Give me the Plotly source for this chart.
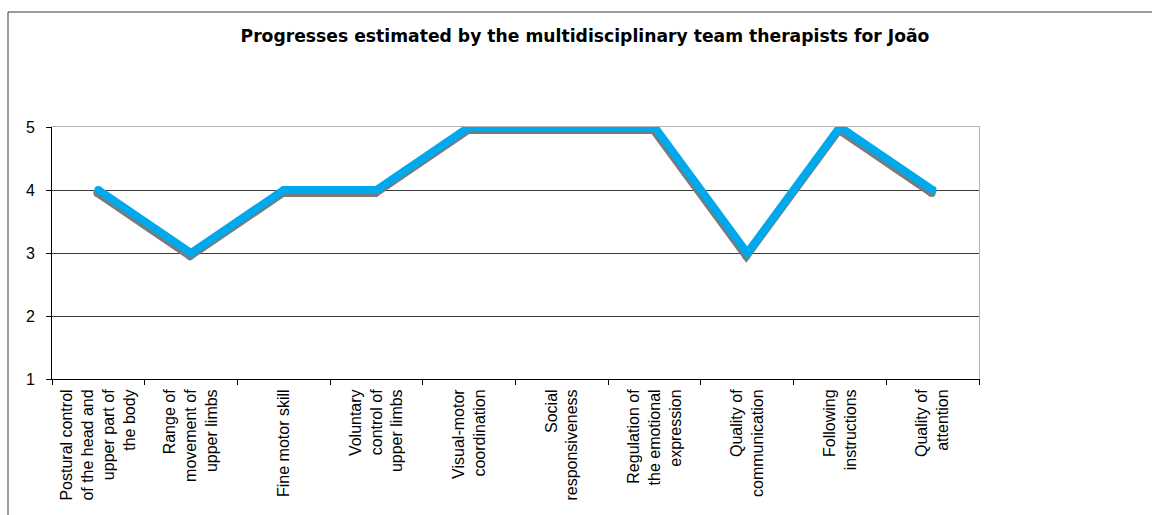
import plotly.graph_objects as go

categories = [
    "Postural control<br>of the head and<br>upper part of<br>the body",
    "Range of<br>movement of<br>upper limbs",
    "Fine motor skill",
    "Voluntary<br>control of<br>upper limbs",
    "Visual-motor<br>coordination",
    "Social<br>responsiveness",
    "Regulation of<br>the emotional<br>expression",
    "Quality of<br>communication",
    "Following<br>instructions",
    "Quality of<br>attention",
]
values = [4, 3, 4, 4, 5, 5, 5, 3, 5, 4]
y_ticks = [1, 2, 3, 4, 5]
title_text = "Progresses estimated by the multidisciplinary team therapists for João"

W, H = 1152, 515
L, R, T, B = 52, 173, 127, 136
plot_w = W - L - R
plot_h = H - T - B
n = len(categories)
ymin, ymax = 1, 5

# shadow offset in pixels
sdx, sdy = -1, 3
dx_units = -sdx * n / plot_w
dy_units = sdy * (ymax - ymin) / plot_h

BLUE = "#00A9EC"
SHADOW = "#7a7a7a"
GRID = "#3c3c3c"
BORDER = "#b4b4b4"

fig = go.Figure()

# shadow trace on base (shifted) axes
fig.add_trace(go.Scatter(
    x=categories, y=values, xaxis="x", yaxis="y",
    mode="lines+markers",
    line=dict(color=SHADOW, width=8),
    marker=dict(color=SHADOW, size=8, line=dict(width=0)),
    hoverinfo="skip", showlegend=False,
))
# main trace on overlaid axes
fig.add_trace(go.Scatter(
    x=categories, y=values, xaxis="x2", yaxis="y2",
    mode="lines+markers",
    line=dict(color=BLUE, width=8),
    marker=dict(color=BLUE, size=8, line=dict(width=0)),
    hoverinfo="skip", showlegend=False,
))

label_font = dict(family="Liberation Sans, Arial, sans-serif", size=16, color="#000000")

fig.update_layout(
    width=W, height=H,
    margin=dict(l=L, r=R, t=T, b=B, pad=0),
    paper_bgcolor="white",
    plot_bgcolor="rgba(0,0,0,0)",
    showlegend=False,
    hovermode=False,
    title=dict(
        text="<b>" + title_text + "</b>",
        font=dict(family="DejaVu Sans, Verdana, sans-serif", size=17.2, color="#000000"),
        x=585 / W, xanchor="center", xref="container",
        y=1 - 36 / H, yanchor="middle", yref="container",
    ),
    xaxis=dict(
        type="category", range=[-0.5 + dx_units, n - 0.5 + dx_units],
        side="top", showline=True, linecolor=BORDER, linewidth=1,
        layer="below traces", showgrid=False, zeroline=False,
        showticklabels=False, ticks="", automargin=False, fixedrange=True,
    ),
    yaxis=dict(
        range=[ymin + dy_units, ymax + dy_units],
        side="right", showline=True, linecolor=BORDER, linewidth=1,
        layer="below traces", showgrid=False, zeroline=False,
        showticklabels=False, ticks="", automargin=False, fixedrange=True,
    ),
    xaxis2=dict(
        type="category", overlaying="x", anchor="y2", side="bottom",
        range=[-0.5, n - 0.5],
        showline=True, linecolor="#000000", linewidth=1,
        ticks="outside", ticklen=5, tickcolor="#000000", tickwidth=1,
        tickson="boundaries", tickangle=-90,
        tickfont=label_font, ticklabelstandoff=3,
        showgrid=False, zeroline=False, automargin=False, fixedrange=True,
    ),
    yaxis2=dict(
        overlaying="y", anchor="x2", side="left",
        range=[ymin, ymax], tickmode="array", tickvals=y_ticks,
        showline=True, linecolor="#000000", linewidth=1,
        ticks="outside", ticklen=5, tickcolor="#000000", tickwidth=1,
        tickfont=label_font, ticklabelstandoff=8,
        showgrid=False, zeroline=False,
        minor=dict(tickmode="array", tickvals=y_ticks[1:-1], showgrid=True,
                   gridcolor=GRID, gridwidth=1, ticks=""),
        automargin=False, fixedrange=True,
    ),
)

# outer chart frame (extends beyond the visible page on right/bottom)
fig.add_shape(
    type="rect", xref="paper", yref="paper",
    x0=(8 - L) / plot_w, x1=(W + 20 - L) / plot_w,
    y0=-(B + 20) / plot_h, y1=(plot_h + T - 12) / plot_h,
    line=dict(color="#3a3a3a", width=1), fillcolor="rgba(0,0,0,0)", layer="below",
)

fig.write_html("out.html")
+++
**EXERCISE DIRECTIONS**
Set down again, exactly, the lines of the material above from its first line to the one with "import plotly.graph_objects as go", inclusive. Leave the pictures out.

**OUTPUT FOR THIS TASK**
Give me the Plotly source for this chart.
import plotly.graph_objects as go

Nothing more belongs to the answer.